*DATASET EXTRACT*

☆ ☆ ☆ ☆ ☆

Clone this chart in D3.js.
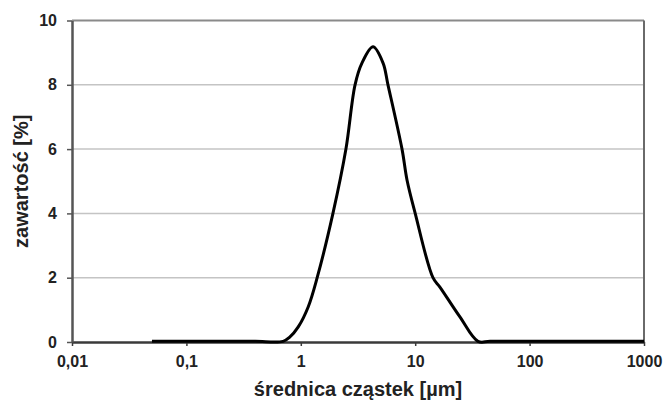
<!DOCTYPE html>
<html>
<head>
<meta charset="utf-8">
<script src="https://cdn.jsdelivr.net/npm/d3@7"></script>
<style>
  body { margin: 0; background: #fff; }
  text { font-family: "Liberation Sans", Arial, sans-serif; font-weight: bold; fill: #222; }
</style>
</head>
<body>
<script>
// particle size distribution
const diameters = [0.05, 0.1, 0.2, 0.4, 0.7, 0.8, 0.95, 1.16, 1.39, 1.91, 2.48, 2.98, 3.43, 4.28, 5.23, 5.78, 7.67, 8.48, 10, 14.3, 16.5, 24.6, 35.4, 45, 100, 300, 1000];
const contents  = [0.02, 0.02, 0.02, 0.02, 0.02, 0.15, 0.47, 1.09, 2.0, 4.0, 6.0, 8.0, 8.68, 9.18, 8.68, 8.0, 6.0, 5.04, 4.0, 2.0, 1.7, 0.78, 0.02, 0.02, 0.02, 0.02, 0.02];
const xTicks = [0.01, 0.1, 1, 10, 100, 1000];
const xTickLabels = ['0,01', '0,1', '1', '10', '100', '1000'];
const yTicks = [0, 2, 4, 6, 8, 10];

const margin = { top: 20.5, right: 24, bottom: 58, left: 72 };
const width = 668 - margin.left - margin.right;
const height = 400 - margin.top - margin.bottom;

const svg = d3.select('body').append('svg')
	.attr('width', 668)
	.attr('height', 400);

const g = svg.append('g')
	.attr('transform', `translate(${margin.left}, ${margin.top})`);

const x = d3.scaleLog().domain([0.01, 1000]).range([0, width]);
const y = d3.scaleLinear().domain([0, 10]).range([height, 0]);

// gridlines
g.append('g')
	.selectAll('line')
	.data(yTicks.filter(d => d > 0 && d < 10))
	.enter().append('line')
	.attr('x1', 0).attr('x2', width)
	.attr('y1', d => y(d)).attr('y2', d => y(d))
	.attr('stroke', '#c4c4c4')
	.attr('stroke-width', 1.5);

// top and right frame
g.append('line').attr('x1', 0).attr('x2', width).attr('y1', 0).attr('y2', 0)
	.attr('stroke', '#8a8a8a').attr('stroke-width', 2);
g.append('line').attr('x1', width).attr('x2', width).attr('y1', 0).attr('y2', height)
	.attr('stroke', '#6a6a6a').attr('stroke-width', 2);

const xAxis = d3.axisBottom(x)
	.tickValues(xTicks)
	.tickFormat((d, i) => xTickLabels[i])
	.tickSizeInner(4)
	.tickSizeOuter(0)
	.tickPadding(10);

const yAxis = d3.axisLeft(y)
	.tickValues(yTicks)
	.tickSizeInner(5)
	.tickSizeOuter(0)
	.tickPadding(10);

const gx = g.append('g')
	.attr('transform', `translate(0, ${height})`)
	.call(xAxis);
gx.select('.domain').attr('stroke', '#3a3a3a').attr('stroke-width', 2.5);
gx.selectAll('.tick line').attr('stroke', '#3a3a3a').attr('stroke-width', 1.5);
gx.selectAll('text').style('font-size', '16px').attr('fill', '#222');

const gy = g.append('g').call(yAxis);
gy.select('.domain').attr('stroke', '#555').attr('stroke-width', 2.5);
gy.selectAll('.tick line').attr('stroke', '#555').attr('stroke-width', 1.5);
gy.selectAll('text').style('font-size', '16px').attr('fill', '#222');

// curve
const line = d3.line()
	.x((d, i) => x(diameters[i]))
	.y(d => y(d))
	.curve(d3.curveCatmullRom.alpha(0.5));

g.append('path')
	.datum(contents)
	.attr('fill', 'none')
	.attr('stroke', '#000')
	.attr('stroke-width', 3)
	.attr('stroke-linejoin', 'round')
	.attr('d', line);

// axis titles
svg.append('text')
	.attr('x', margin.left + width / 2)
	.attr('y', 396)
	.style('text-anchor', 'middle')
	.style('font-size', '20px')
	.text('średnica cząstek [µm]');

svg.append('text')
	.attr('transform', `translate(28, ${margin.top + height / 2}) rotate(-90)`)
	.style('text-anchor', 'middle')
	.style('font-size', '20px')
	.text('zawartość [%]');
</script>
</body>
</html>
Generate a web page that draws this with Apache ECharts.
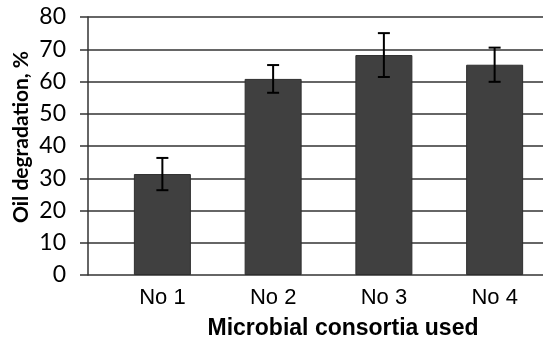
<!DOCTYPE html>
<html>
<head>
<meta charset="utf-8">
<script src="https://cdn.jsdelivr.net/npm/echarts@6/dist/echarts.min.js"></script>
<style>html,body{margin:0;padding:0;background:#fff;}#chart{width:550px;height:345px;}</style>
</head>
<body>
<div id="chart"></div>
<script>
const categories = ['No 1', 'No 2', 'No 3', 'No 4'];
const values = [31.3, 60.8, 68.2, 65.2];
const errors = [5.0, 4.3, 6.8, 5.3];
const yTicks = { min: 0, max: 80, interval: 10 };
const xTitle = 'Microbial consortia used';
const yTitle = 'Oil degradation, %';

const chart = echarts.init(document.getElementById('chart'));
const errData = categories.map((c, i) => [i, values[i] - errors[i], values[i] + errors[i]]);

chart.setOption({
  animation: false,
  backgroundColor: '#fff',
  grid: [
    { left: 88, right: 7, top: 17, bottom: 70 },
    { left: 107, width: 444, top: 17, bottom: 70 }
  ],
  xAxis: [
    { gridIndex: 0, type: 'value', show: false, min: 0, max: 1 },
    {
      gridIndex: 1, type: 'category', data: categories,
      axisLine: { show: false }, axisTick: { show: false },
      axisLabel: { fontFamily: 'Liberation Sans, Arial', fontSize: 22, color: '#000', margin: 12 }
    }
  ],
  yAxis: [
    {
      gridIndex: 0, type: 'value', min: yTicks.min, max: yTicks.max, interval: yTicks.interval,
      axisLine: { show: true, lineStyle: { color: '#333', width: 1.5 } },
      axisTick: { show: true, length: 8, lineStyle: { color: '#333', width: 1.5 } },
      splitLine: { show: true, lineStyle: { color: '#333', width: 1.5 } },
      axisLabel: { fontFamily: 'Lato', fontSize: 23, color: '#000', margin: 22 }
    },
    { gridIndex: 1, type: 'value', min: yTicks.min, max: yTicks.max, show: false }
  ],
  graphic: [
    {
      type: 'text', x: 343, y: 329,
      style: { text: xTitle, font: 'bold 23px "Liberation Sans", Arial', fill: '#000', textAlign: 'center', textVerticalAlign: 'middle' }
    },
    {
      type: 'text', x: 21, y: 137, rotation: Math.PI / 2,
      style: { text: yTitle, font: 'bold 21px Lato', fill: '#000', textAlign: 'center', textVerticalAlign: 'middle' }
    }
  ],
  series: [
    {
      type: 'bar', xAxisIndex: 1, yAxisIndex: 1, data: values, barWidth: 57,
      itemStyle: { color: '#404040', borderColor: '#2e2e2e', borderWidth: 1 }, z: 3
    },
    {
      type: 'custom', xAxisIndex: 1, yAxisIndex: 1, data: errData, z: 5,
      renderItem: function (params, api) {
        const x = api.value(0);
        const lo = api.coord([x, api.value(1)]);
        const hi = api.coord([x, api.value(2)]);
        const hw = 6;
        const st = { stroke: '#000', lineWidth: 2 };
        return {
          type: 'group',
          children: [
            { type: 'line', shape: { x1: hi[0], y1: hi[1], x2: lo[0], y2: lo[1] }, style: st },
            { type: 'line', shape: { x1: hi[0] - hw, y1: hi[1], x2: hi[0] + hw, y2: hi[1] }, style: st },
            { type: 'line', shape: { x1: lo[0] - hw, y1: lo[1], x2: lo[0] + hw, y2: lo[1] }, style: st }
          ]
        };
      }
    }
  ]
});
</script>
</body>
</html>
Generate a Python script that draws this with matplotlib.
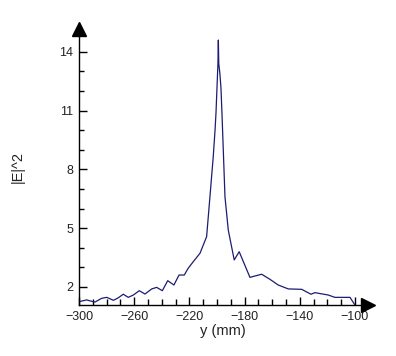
import numpy as np
import matplotlib.pyplot as plt
from matplotlib.ticker import MultipleLocator, FixedLocator

plt.rcParams['font.family'] = ['Liberation Sans', 'DejaVu Sans']

# |E|^2 along y (mm)
y_mm = [-300, -294.4, -292, -288.4, -283.6, -279.9, -275, -271.5, -267.9, -264.3,
        -260.6, -256.3, -252.2, -247.3, -243.7, -239.6, -235.7, -231.2, -227.5, -223.7,
        -220.9, -217.2, -212.3, -207.5, -205.1, -202.7, -201.4, -200.7, -200.0, -199.3,
        -199.0, -198.7, -197.9, -197.1, -196.4, -194.2, -191.8, -187.5, -183.9, -176.1,
        -172.5, -167.6, -161.6, -155.6, -148.3, -138.6, -131.9, -129.0, -119.4, -114.5,
        -103.6, -100]
e2 = [1.25, 1.34, 1.29, 1.23, 1.42, 1.47, 1.32, 1.45, 1.63, 1.47,
      1.59, 1.81, 1.64, 1.90, 1.98, 1.81, 2.32, 2.10, 2.61, 2.61,
      2.95, 3.29, 3.72, 4.57, 6.6, 8.65, 10.0, 10.9, 12.15, 13.4,
      14.6, 13.4, 12.9, 12.15, 10.9, 6.6, 4.9, 3.38, 3.8, 2.49,
      2.56, 2.65, 2.39, 2.10, 1.90, 1.88, 1.63, 1.71, 1.59, 1.47,
      1.47, 1.08]

yticks = [2, 5, 8, 11, 14]
xticks = [-300, -260, -220, -180, -140, -100]

fig = plt.figure(figsize=(3.96, 3.56), dpi=100)
ax = fig.add_axes([79/396, 51/356, 288.5/396, 276.5/356])

ax.plot(y_mm, e2, color='#1c1c72', lw=0.9)

ax.set_xlim(-300, -90.9)
ax.set_ylim(1.08, 15.19)

ax.spines['top'].set_visible(False)
ax.spines['right'].set_visible(False)
for s in ['left', 'bottom']:
    ax.spines[s].set_linewidth(1.0)
    ax.spines[s].set_color('black')

# arrow heads
ax.plot(1, 0, marker='>', color='black', ms=10, transform=ax.transAxes, clip_on=False)
ax.plot(0, 1, marker='^', color='black', ms=10, transform=ax.transAxes, clip_on=False)

ax.set_xticks(xticks)
ax.set_yticks(yticks)
ax.xaxis.set_minor_locator(MultipleLocator(10))
ax.yaxis.set_minor_locator(FixedLocator(list(range(2, 16))))
ax.tick_params(axis='both', which='both', direction='in', colors='black',
               labelcolor='#222222', labelsize=9)
ax.tick_params(axis='y', which='major', length=6, width=1, pad=4)
ax.tick_params(axis='y', which='minor', length=3.5, width=1)
ax.tick_params(axis='x', which='major', length=5.5, width=1, pad=4)
ax.tick_params(axis='x', which='minor', length=4, width=1)

ax.set_xlabel('y (mm)', fontsize=10.5, color='#222222', labelpad=1)
ax.set_ylabel('|E|^2', fontsize=10.5, color='#222222', labelpad=25)

fig.savefig('out.png', dpi=100)
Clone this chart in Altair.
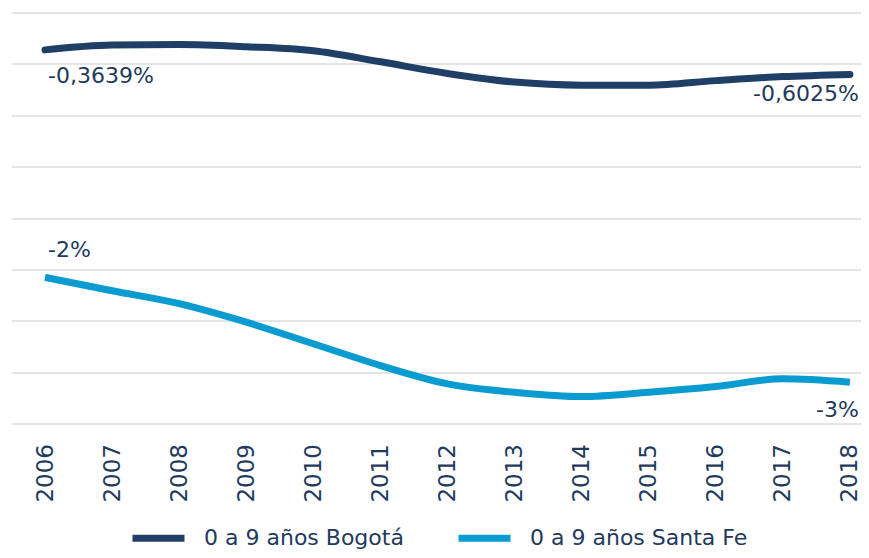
import altair as alt
import pandas as pd

FONT = "DejaVu Sans"
TEXT = "#1f3a5c"

years = list(range(2006, 2019))
series_names = ["0 a 9 años Bogotá", "0 a 9 años Santa Fe"]
colors = ["#1f3f66", "#0a9bd1"]

bogota = [-0.3639, -0.317, -0.312, -0.333, -0.372, -0.480, -0.593,
          -0.677, -0.707, -0.707, -0.663, -0.624, -0.6025]
santa_fe = [-2.578, -2.708, -2.834, -3.014, -3.224, -3.436, -3.614,
            -3.696, -3.738, -3.696, -3.640, -3.565, -3.598]

grid_values = [0, -0.5, -1, -1.5, -2, -2.5, -3, -3.5, -4]

label_years = [2006, 2018, 2006, 2018]
label_values = [bogota[0], bogota[-1], santa_fe[0], santa_fe[-1]]
label_texts = ["-0,3639%", "-0,6025%", "-2%", "-3%"]

df = pd.DataFrame({
    "year": years * 2,
    "value": bogota + santa_fe,
    "series": [series_names[0]] * len(years) + [series_names[1]] * len(years),
})
labels_df = pd.DataFrame({"year": label_years, "value": label_values, "text": label_texts})

x = alt.X("year:Q",
          scale=alt.Scale(domain=[2005.4931, 2018.1647], nice=False, zero=False),
          axis=alt.Axis(values=years, format="d", labelAngle=270, labelAlign="right",
                        labelBaseline="middle", labelPadding=20, labelFlush=False,
                        labelOverlap=False, labelBound=False, grid=False, ticks=False,
                        domain=False, title=None, labelFont=FONT, labelFontSize=23,
                        labelColor=TEXT))
y = alt.Y("value:Q",
          scale=alt.Scale(domain=[-4, 0], nice=False, zero=False),
          axis=alt.Axis(values=grid_values, labels=False, ticks=False, domain=False,
                        grid=True, gridColor="#dcdcdc", gridWidth=1.5, title=None))
color = alt.Color("series:N",
                  scale=alt.Scale(domain=series_names, range=colors),
                  legend=alt.Legend(orient="none", legendX=118, legendY=496,
                                    direction="horizontal", title=None,
                                    symbolType="stroke", symbolSize=2704,
                                    symbolStrokeWidth=7, labelFont=FONT,
                                    labelFontSize=22, labelColor=TEXT,
                                    labelOffset=16, columnPadding=40,
                                    labelLimit=400, padding=0))

base = alt.Chart(df).encode(x=x, y=y, color=color)
line_b = base.transform_filter(alt.datum.series == series_names[0]).mark_line(
    strokeWidth=7, strokeCap="round", interpolate="monotone")
line_s = base.transform_filter(alt.datum.series == series_names[1]).mark_line(
    strokeWidth=7, strokeCap="butt", interpolate="monotone")

lbase = alt.Chart(labels_df).encode(
    x=alt.X("year:Q"), y=alt.Y("value:Q"), text="text:N")
tstyle = dict(font=FONT, fontSize=22, color=TEXT, baseline="middle")
t1 = lbase.transform_filter(alt.datum.text == label_texts[0]).mark_text(align="left", dx=3, dy=26, **tstyle)
t2 = lbase.transform_filter(alt.datum.text == label_texts[1]).mark_text(align="right", dx=9, dy=20, **tstyle)
t3 = lbase.transform_filter(alt.datum.text == label_texts[2]).mark_text(align="left", dx=3, dy=-27, **tstyle)
t4 = lbase.transform_filter(alt.datum.text == label_texts[3]).mark_text(align="right", dx=9, dy=28, **tstyle)

chart = alt.layer(line_b, line_s, t1, t2, t3, t4).properties(
    width=850, height=411,
    autosize=alt.AutoSizeParams(type="none"),
    padding={"left": 3, "top": 4.5, "right": 0, "bottom": 126.5},
    background="white",
).configure_view(stroke=None)

chart.save("out.html", embed_options={"renderer": "svg", "actions": False})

☆ ☆ ☆ ☆ ☆

Copy nothing but the lines from the top of the data down to the line containing "const y = d3.scaleLinear().domain([0, 10]).range([height, 0]);", and leave the pictures out.

*EXPECTED ANSWER*
Clone this chart in D3.js.
<!DOCTYPE html>
<html>
<head>
<meta charset="utf-8">
<script src="https://cdn.jsdelivr.net/npm/d3@7"></script>
<style>
  body { margin: 0; background: #fff; }
  text { font-family: "Liberation Sans", Arial, sans-serif; font-weight: bold; fill: #222; }
</style>
</head>
<body>
<script>
// particle size distribution
const diameters = [0.05, 0.1, 0.2, 0.4, 0.7, 0.8, 0.95, 1.16, 1.39, 1.91, 2.48, 2.98, 3.43, 4.28, 5.23, 5.78, 7.67, 8.48, 10, 14.3, 16.5, 24.6, 35.4, 45, 100, 300, 1000];
const contents  = [0.02, 0.02, 0.02, 0.02, 0.02, 0.15, 0.47, 1.09, 2.0, 4.0, 6.0, 8.0, 8.68, 9.18, 8.68, 8.0, 6.0, 5.04, 4.0, 2.0, 1.7, 0.78, 0.02, 0.02, 0.02, 0.02, 0.02];
const xTicks = [0.01, 0.1, 1, 10, 100, 1000];
const xTickLabels = ['0,01', '0,1', '1', '10', '100', '1000'];
const yTicks = [0, 2, 4, 6, 8, 10];

const margin = { top: 20.5, right: 24, bottom: 58, left: 72 };
const width = 668 - margin.left - margin.right;
const height = 400 - margin.top - margin.bottom;

const svg = d3.select('body').append('svg')
	.attr('width', 668)
	.attr('height', 400);

const g = svg.append('g')
	.attr('transform', `translate(${margin.left}, ${margin.top})`);

const x = d3.scaleLog().domain([0.01, 1000]).range([0, width]);
const y = d3.scaleLinear().domain([0, 10]).range([height, 0]);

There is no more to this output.